— begin Data for the task —
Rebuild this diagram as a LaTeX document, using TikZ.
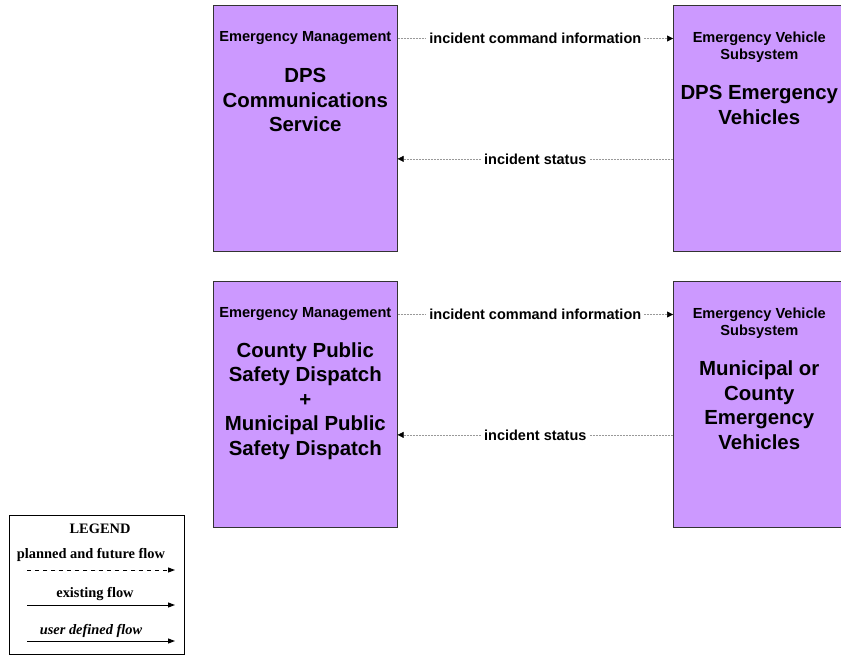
— end Data for the task —
— begin Data for the task —
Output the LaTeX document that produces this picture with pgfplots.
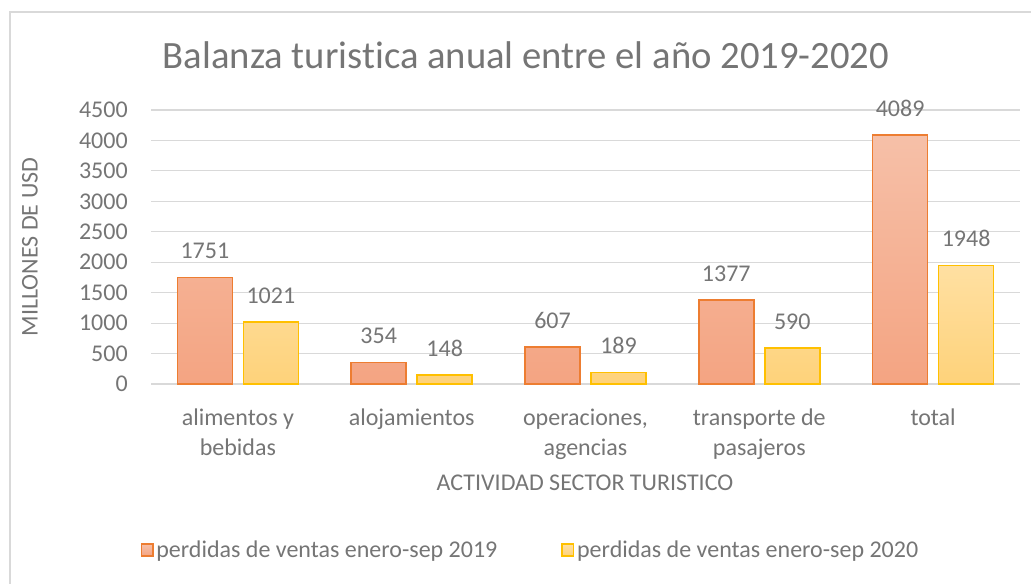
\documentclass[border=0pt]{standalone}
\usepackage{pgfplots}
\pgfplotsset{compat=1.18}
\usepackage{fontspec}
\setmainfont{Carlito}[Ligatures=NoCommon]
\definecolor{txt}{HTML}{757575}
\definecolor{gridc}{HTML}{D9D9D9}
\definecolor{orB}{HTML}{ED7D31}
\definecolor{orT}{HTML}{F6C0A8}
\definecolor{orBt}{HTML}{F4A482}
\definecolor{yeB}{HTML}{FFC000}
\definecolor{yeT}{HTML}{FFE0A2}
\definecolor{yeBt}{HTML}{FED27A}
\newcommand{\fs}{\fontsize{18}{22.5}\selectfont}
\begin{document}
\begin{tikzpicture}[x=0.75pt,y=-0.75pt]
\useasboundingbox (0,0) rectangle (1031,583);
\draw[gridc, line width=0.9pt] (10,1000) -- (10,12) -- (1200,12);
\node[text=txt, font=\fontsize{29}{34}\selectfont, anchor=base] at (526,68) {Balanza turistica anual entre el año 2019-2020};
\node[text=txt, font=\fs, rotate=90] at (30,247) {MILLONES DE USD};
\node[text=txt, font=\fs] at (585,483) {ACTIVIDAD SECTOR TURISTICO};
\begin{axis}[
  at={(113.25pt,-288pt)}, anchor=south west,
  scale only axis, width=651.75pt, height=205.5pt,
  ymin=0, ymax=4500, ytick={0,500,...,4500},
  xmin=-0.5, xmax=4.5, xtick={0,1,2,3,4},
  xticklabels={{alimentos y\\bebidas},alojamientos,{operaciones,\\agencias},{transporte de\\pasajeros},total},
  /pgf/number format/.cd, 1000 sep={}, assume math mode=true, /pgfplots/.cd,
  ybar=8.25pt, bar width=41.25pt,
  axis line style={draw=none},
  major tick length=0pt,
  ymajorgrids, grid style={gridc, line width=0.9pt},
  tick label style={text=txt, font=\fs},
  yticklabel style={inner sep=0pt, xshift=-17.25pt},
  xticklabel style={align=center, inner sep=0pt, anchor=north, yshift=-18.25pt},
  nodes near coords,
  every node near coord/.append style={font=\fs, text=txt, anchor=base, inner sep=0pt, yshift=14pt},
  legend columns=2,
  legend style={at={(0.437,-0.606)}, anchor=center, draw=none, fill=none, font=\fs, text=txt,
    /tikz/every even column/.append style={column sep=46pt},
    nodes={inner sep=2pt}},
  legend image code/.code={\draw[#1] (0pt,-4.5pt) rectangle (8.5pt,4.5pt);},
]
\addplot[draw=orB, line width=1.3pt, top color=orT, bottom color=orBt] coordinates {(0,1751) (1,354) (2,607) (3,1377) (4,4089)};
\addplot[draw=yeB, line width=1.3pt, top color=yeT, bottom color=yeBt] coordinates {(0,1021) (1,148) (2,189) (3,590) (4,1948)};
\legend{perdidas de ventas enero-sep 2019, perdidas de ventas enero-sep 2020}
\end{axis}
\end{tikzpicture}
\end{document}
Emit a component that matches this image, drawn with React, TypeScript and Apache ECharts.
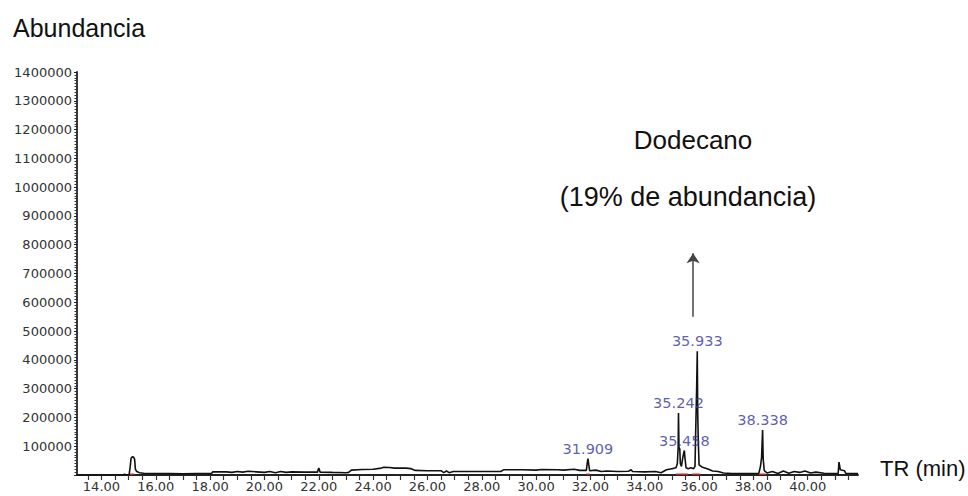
— end Data for the task —
— begin Data for the task —
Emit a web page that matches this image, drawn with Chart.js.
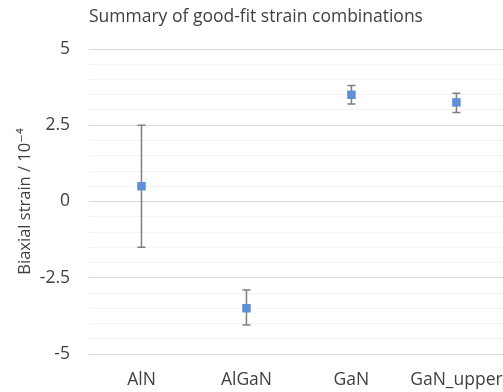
— end Data for the task —
> _Task to complete_
Above are several records. Count the lines among them that contain "this" and give only the total.

> _Output below_
4